Slack Space is the unused area between the end of a file's actual contents and the beginning of another file at the start of the next cluster. Since each cluster on a 160 KiB diskette is only one sector, none of the data found in one of these areas can be longer than 511 bytes and will often be less than half that size. Data found within this diskette's slack space was of course, never intended to be seen by the public or anyone else for that matter. Apparently no one at either IBM® or Microsoft® cared enough to copy all the final distribution files to a "newly formatted" diskette; if they had, all the slack space on the diskette would have contained nothing but "F6" bytes and this paper would be far less interesting! However, only those who learned how to use DEBUG (or later on, a disk editor) and spent time looking through these areas, could possibly find anything of interest.

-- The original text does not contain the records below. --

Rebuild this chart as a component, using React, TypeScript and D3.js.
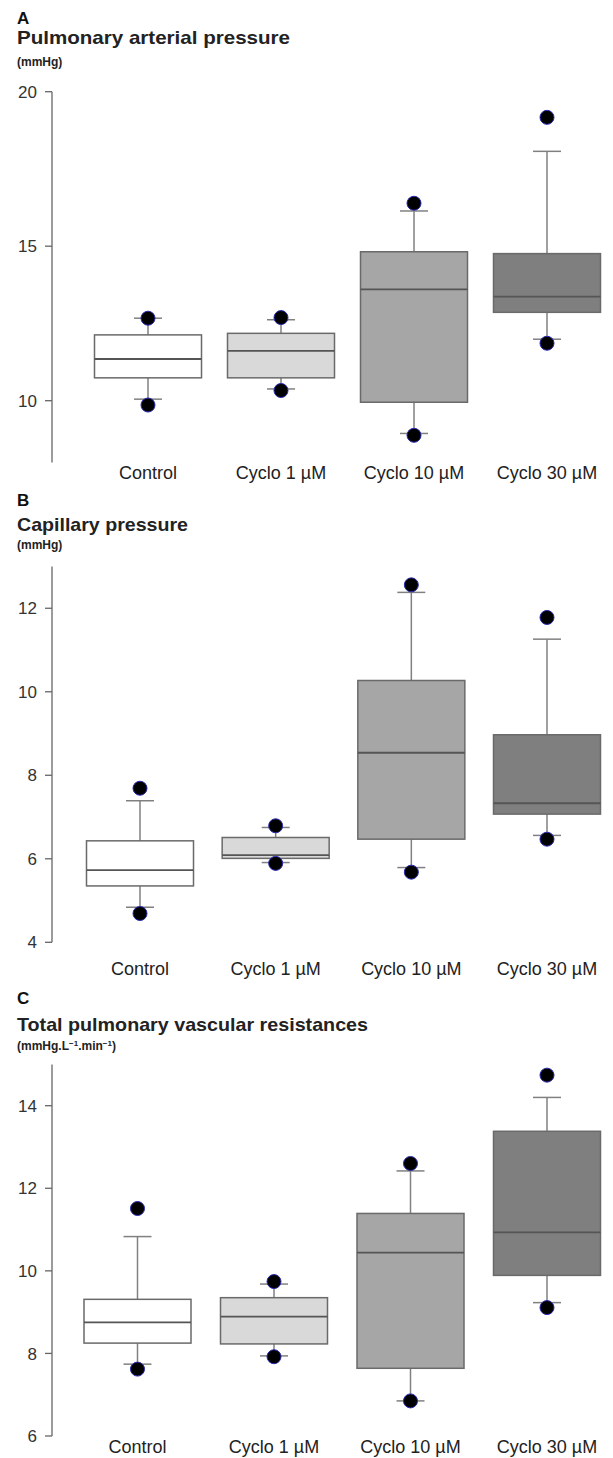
import * as d3 from 'd3';

const categories = ['Control', 'Cyclo 1 µM', 'Cyclo 10 µM', 'Cyclo 30 µM'];
const boxFills = ['#ffffff', '#d9d9d9', '#a6a6a6', '#7f7f7f'];

// A: pulmonary arterial pressure (mmHg)
const papLow = [10.05, 10.38, 8.94, 11.99];
const papQ1 = [10.74, 10.74, 9.95, 12.86];
const papMedian = [11.35, 11.61, 13.6, 13.37];
const papQ3 = [12.13, 12.18, 14.82, 14.76];
const papHigh = [12.67, 12.62, 16.14, 18.07];
const papMin = [9.86, 10.33, 8.88, 11.86];
const papMax = [12.67, 12.69, 16.39, 19.17];
const papTicks = [10, 15, 20];

// B: capillary pressure (mmHg)
const capLow = [4.84, 5.91, 5.79, 6.56];
const capQ1 = [5.35, 6.01, 6.47, 7.07];
const capMedian = [5.73, 6.09, 8.54, 7.33];
const capQ3 = [6.43, 6.51, 10.27, 8.97];
const capHigh = [7.39, 6.75, 12.38, 11.26];
const capMin = [4.69, 5.89, 5.68, 6.47];
const capMax = [7.69, 6.79, 12.56, 11.78];
const capTicks = [4, 6, 8, 10, 12];

// C: total pulmonary vascular resistances (mmHg.L-1.min-1)
const tpvrLow = [7.74, 7.94, 6.85, 9.23];
const tpvrQ1 = [8.25, 8.23, 7.64, 9.89];
const tpvrMedian = [8.75, 8.89, 10.44, 10.93];
const tpvrQ3 = [9.31, 9.35, 11.39, 13.38];
const tpvrHigh = [10.83, 9.68, 12.42, 14.2];
const tpvrMin = [7.62, 7.92, 6.85, 9.11];
const tpvrMax = [11.51, 9.74, 12.6, 14.74];
const tpvrTicks = [6, 8, 10, 12, 14];

const font = '"Liberation Sans", Arial, Helvetica, sans-serif';
const axisX = 52;
const boxWidth = 107;
const capWidth = 28;

interface PanelProps {
    letter: string;
    title: string;
    titleWidth: number;
    units: React.ReactNode;
    letterY: number;
    titleY: number;
    domain: [number, number];
    yRange: [number, number];
    xRange: [number, number];
    ticks: number[];
    labelY: number;
    low: number[];
    q1: number[];
    median: number[];
    q3: number[];
    high: number[];
    min: number[];
    max: number[];
}

function Panel(p: PanelProps) {
    const y = d3.scaleLinear().domain(p.domain).range(p.yRange);
    const x = d3.scalePoint<string>().domain(categories).range(p.xRange);

    return (
        <g fontFamily={font}>
            <text x={17} y={p.letterY} fontSize={17} fontWeight="bold" fill="#111">{p.letter}</text>
            <text x={17} y={p.titleY} fontSize={19} fontWeight="bold" fill="#222"
                textLength={p.titleWidth} lengthAdjust="spacingAndGlyphs">{p.title}</text>
            {p.units}

            {/* y axis */}
            <line x1={axisX} x2={axisX} y1={y(p.domain[0])} y2={y(p.domain[1])} stroke="#666" strokeWidth={1.3} />
            {p.ticks.map(t => (
                <g key={t} transform={`translate(0,${y(t)})`}>
                    <line x1={axisX - 7} x2={axisX} stroke="#666" strokeWidth={1.3} />
                    <text x={37} dy="0.36em" textAnchor="end" fontSize={17} fill="#333">{t}</text>
                </g>
            ))}

            {categories.map((c, i) => {
                const cx = x(c)!;
                return (
                    <g key={c}>
                        <line x1={cx} x2={cx} y1={y(p.q3[i])} y2={y(p.high[i])} stroke="#808080" strokeWidth={1.5} />
                        <line x1={cx} x2={cx} y1={y(p.q1[i])} y2={y(p.low[i])} stroke="#808080" strokeWidth={1.5} />
                        <line x1={cx - capWidth / 2} x2={cx + capWidth / 2} y1={y(p.high[i])} y2={y(p.high[i])} stroke="#808080" strokeWidth={1.5} />
                        <line x1={cx - capWidth / 2} x2={cx + capWidth / 2} y1={y(p.low[i])} y2={y(p.low[i])} stroke="#808080" strokeWidth={1.5} />
                        <rect x={cx - boxWidth / 2} width={boxWidth} y={y(p.q3[i])} height={y(p.q1[i]) - y(p.q3[i])}
                            fill={boxFills[i]} stroke="#6a6a6a" strokeWidth={1.5} />
                        <line x1={cx - boxWidth / 2} x2={cx + boxWidth / 2} y1={y(p.median[i])} y2={y(p.median[i])} stroke="#555" strokeWidth={1.8} />
                        <circle cx={cx} cy={y(p.min[i])} r={7} fill="#000" stroke="#2a2ab0" strokeWidth={1} />
                        <circle cx={cx} cy={y(p.max[i])} r={7} fill="#000" stroke="#2a2ab0" strokeWidth={1} />
                        <text x={cx} y={p.labelY} textAnchor="middle" fontSize={18} fill="#222">{c}</text>
                    </g>
                );
            })}
        </g>
    );
}

export default function App() {
    return (
        <svg width={613} height={1458} style={{ position: 'absolute', left: 0, top: 0, background: '#fff' }}>
            <Panel
                letter="A" title="Pulmonary arterial pressure" titleWidth={273} letterY={24} titleY={44}
                units={<text x={17} y={66} fontSize={12} fontWeight="bold" fill="#222" fontFamily={font}>(mmHg)</text>}
                domain={[8, 20]} yRange={[462.5, 91.7]} xRange={[148, 547]} ticks={papTicks} labelY={479}
                low={papLow} q1={papQ1} median={papMedian} q3={papQ3} high={papHigh} min={papMin} max={papMax}
            />
            <Panel
                letter="B" title="Capillary pressure" titleWidth={171} letterY={506} titleY={531}
                units={<text x={17} y={549} fontSize={12} fontWeight="bold" fill="#222" fontFamily={font}>(mmHg)</text>}
                domain={[4, 13]} yRange={[942.3, 566.5]} xRange={[140, 547]} ticks={capTicks} labelY={975}
                low={capLow} q1={capQ1} median={capMedian} q3={capQ3} high={capHigh} min={capMin} max={capMax}
            />
            <Panel
                letter="C" title="Total pulmonary vascular resistances" titleWidth={351} letterY={1004} titleY={1031}
                units={
                    <text x={17} y={1050} fontSize={12} fontWeight="bold" fill="#222" fontFamily={font}>
                        (mmHg.L<tspan dy={-4} fontSize={8}>−1</tspan><tspan dy={4}>.min</tspan><tspan dy={-4} fontSize={8}>−1</tspan><tspan dy={4}>)</tspan>
                    </text>
                }
                domain={[6, 15]} yRange={[1436, 1064.4]} xRange={[137.5, 547]} ticks={tpvrTicks} labelY={1453}
                low={tpvrLow} q1={tpvrQ1} median={tpvrMedian} q3={tpvrQ3} high={tpvrHigh} min={tpvrMin} max={tpvrMax}
            />
        </svg>
    );
}
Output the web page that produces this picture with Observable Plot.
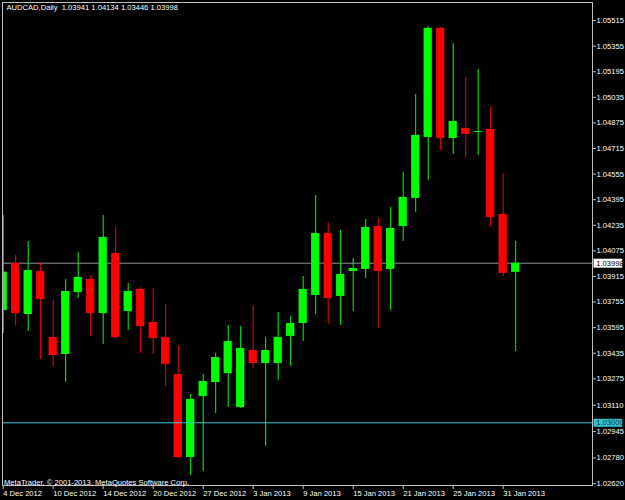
<!DOCTYPE html>
<html><head><meta charset="utf-8">
<script src="https://cdn.jsdelivr.net/npm/d3@7"></script>
<script src="https://cdn.jsdelivr.net/npm/@observablehq/plot@0.6"></script>
<style>html,body{margin:0;padding:0;background:#000;overflow:hidden}</style>
</head><body><div id="chart"></div>
<script>
const dates = ["4 Dec 2012","5 Dec 2012","6 Dec 2012","7 Dec 2012","10 Dec 2012","11 Dec 2012","12 Dec 2012","13 Dec 2012","14 Dec 2012","17 Dec 2012","18 Dec 2012","19 Dec 2012","20 Dec 2012","21 Dec 2012","24 Dec 2012","26 Dec 2012","27 Dec 2012","28 Dec 2012","31 Dec 2012","2 Jan 2013","3 Jan 2013","4 Jan 2013","7 Jan 2013","8 Jan 2013","9 Jan 2013","10 Jan 2013","11 Jan 2013","14 Jan 2013","15 Jan 2013","16 Jan 2013","17 Jan 2013","18 Jan 2013","21 Jan 2013","22 Jan 2013","23 Jan 2013","24 Jan 2013","25 Jan 2013","28 Jan 2013","29 Jan 2013","30 Jan 2013","31 Jan 2013","1 Feb 2013"];
const open  = [1.03702,1.03996,1.03677,1.03946,1.03533,1.03427,1.03815,1.03896,1.03683,1.04059,1.03696,1.03834,1.03627,1.03533,1.03302,1.02783,1.03164,1.03252,1.03308,1.03096,1.03452,1.03371,1.03371,1.03540,1.03621,1.03796,1.04184,1.03790,1.03946,1.03959,1.04227,1.03959,1.04227,1.04403,1.04784,1.05466,1.04778,1.04840,1.04815,1.04834,1.04303,1.03941];
const high  = [1.04296,1.04046,1.04134,1.04002,1.03765,1.03896,1.04065,1.03921,1.04296,1.04221,1.03871,1.03846,1.03840,1.03740,1.03483,1.03177,1.03302,1.03433,1.03608,1.03602,1.03734,1.03533,1.03690,1.03665,1.03915,1.04421,1.04252,1.04202,1.04027,1.04271,1.04278,1.04346,1.04565,1.05053,1.05478,1.05472,1.05372,1.05159,1.05209,1.04972,1.04559,1.04134];
const low   = [1.03558,1.03608,1.03571,1.03396,1.03352,1.03252,1.03777,1.03540,1.03490,1.03527,1.03577,1.03433,1.03427,1.03227,1.02777,1.02670,1.02695,1.03058,1.03096,1.03090,1.03340,1.02852,1.03265,1.03352,1.03508,1.03677,1.03615,1.03608,1.03696,1.03902,1.03590,1.03702,1.04134,1.04315,1.04515,1.04703,1.04678,1.04659,1.04671,1.04221,1.03915,1.03446];
const close = [1.03942,1.03683,1.03952,1.03771,1.03421,1.03821,1.03909,1.03683,1.04159,1.03533,1.03821,1.03602,1.03527,1.03365,1.02783,1.03146,1.03258,1.03408,1.03508,1.03465,1.03371,1.03452,1.03533,1.03621,1.03834,1.04184,1.03777,1.03927,1.03965,1.04221,1.03946,1.04215,1.04409,1.04797,1.05466,1.04778,1.04884,1.04803,1.04821,1.04284,1.03934,1.03998];
const priceTicks = [1.05515,1.05355,1.05195,1.05035,1.04875,1.04715,1.04555,1.04395,1.04235,1.04075,1.03915,1.03755,1.03595,1.03435,1.03275,1.03110,1.02945,1.02780,1.02620];
const xTickIndex = [0,4,8,12,16,20,24,28,32,36,40];
const bidPrice = 1.03998;
const levelPrice = 1.03000;
const titleText = "AUDCAD,Daily  1.03941 1.04134 1.03446 1.03998";
const copyrightText = "MetaTrader, \u00a9 2001-2013, MetaQuotes Software Corp.";

const xDomain = [-0.056, 47.144];
const yDomain = [1.02608, 1.05628];
const UP = "#00ff00", DOWN = "#ff0000";

const candles = dates.map((d, i) => ({i, date: d, open: open[i], high: high[i], low: low[i], close: close[i],
  color: close[i] >= open[i] ? UP : DOWN}));

const chart = Plot.plot({
  width: 625, height: 500,
  marginLeft: 2, marginRight: 33, marginTop: 2, marginBottom: 15,
  style: {background: "#000", color: "#fff", fontFamily: "Liberation Sans, Arial, sans-serif", fontSize: "7.6px"},
  x: {domain: xDomain, axis: null},
  y: {domain: yDomain, axis: null},
  color: {type: "identity"},
  marks: [
    Plot.ruleY([bidPrice], {stroke: "#8e969e"}),
    Plot.ruleX(candles, {x: "i", y1: "low", y2: "high", stroke: "color", strokeWidth: 1, clip: true}),
    Plot.rect(candles, {x1: d => d.i - 0.33, x2: d => d.i + 0.33, y1: "open", y2: "close", fill: "color", clip: true}),
    Plot.ruleY([levelPrice], {stroke: "#3cc8d6"}),
    Plot.frame({stroke: "#c0c0c0"}),
    Plot.axisY(priceTicks, {anchor: "right", tickSize: 3, tickPadding: 1, tickFormat: d => d.toFixed(5), stroke: "#c0c0c0", fill: "#fff", label: null}),
    Plot.axisX(xTickIndex, {anchor: "bottom", tickSize: 4, tickPadding: 1, tickFormat: i => dates[i], textAnchor: "start", stroke: "#c0c0c0", fill: "#fff", label: null}),
    Plot.ruleY([bidPrice], {x1: xDomain[1] + 0.12, x2: xDomain[1] + 2.42, stroke: "#ffffff", strokeWidth: 9}),
    Plot.text([bidPrice], {x: xDomain[1] + 0.3, y: d => d, text: d => d.toFixed(5), textAnchor: "start", fill: "#000"}),
    Plot.ruleY([levelPrice], {x1: xDomain[1] + 0.12, x2: xDomain[1] + 2.42, stroke: "#33c0cc", strokeWidth: 8}),
    Plot.text([levelPrice], {x: xDomain[1] + 0.3, y: d => d, text: d => d.toFixed(5), textAnchor: "start", fill: "#0a3a40"}),
    Plot.text([titleText], {frameAnchor: "top-left", dx: 4, dy: 2, lineAnchor: "top", textAnchor: "start", text: d => d, fill: "#fff"}),
    Plot.text([copyrightText], {frameAnchor: "bottom-left", dx: 1.5, dy: -1, lineAnchor: "bottom", textAnchor: "start", text: d => d, fill: "#fff"})
  ]
});
document.getElementById("chart").appendChild(chart);
</script>
</body></html>
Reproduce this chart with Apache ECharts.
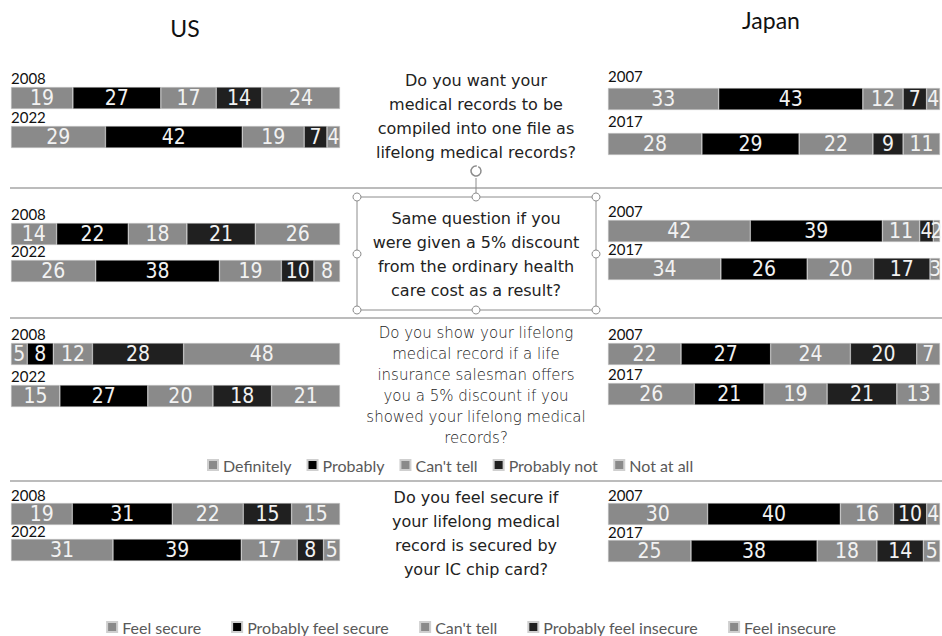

This table shows portions of the two most interesting strings we found in the Slack Space:
Offset
|
Sect |
Interesting
Text in the Slack Space
|
0576B |
43
|
HEXCOMError in HEX file--conversion aborted |
16496 |
178
|
DEC-20 Downlink to Boca Raton [300-bps] |
In the second item listed above, the "DEC-20" term is not a calendar date. It no doubt refers to a Digital Equipment Corporation's "digital DECSYSTEM 20" owned by Microsoft® at that time1. We know this, because Bob O'Rear not only wrote about how he used that system to complete many tasks for this key software project, but also informed us that IBM® employees in Boca Raton would dial-in to Microsoft's DEC-20 computer via voice modem (at only 300-BPS in this case) to read e-mail communications concerning development of the DOS code2. This fragment is likely a reference to one of those occurrences. [ Note: We've also found two other communications fragments in the slack space of the DOS 1.10 diskette: "DEC-20 +++ FAST +++ [Hal version] 11-Oct-81". Four months later, a similar "event" was captured: "Tops-20 Downlink to MS-DOS (Created: 24-Feb-82) [IBM Version] [1200-bps]". We believe that anyone working in forensics should be at least slightly fascinated that pieces of events which might have no other record of ever occurring, ended up being preserved on all the distribution diskettes for these operating systems. Fortunately for both IBM® and Microsoft®, no company secrets appear to have ever been revealed in any of these bits and pieces of data. ]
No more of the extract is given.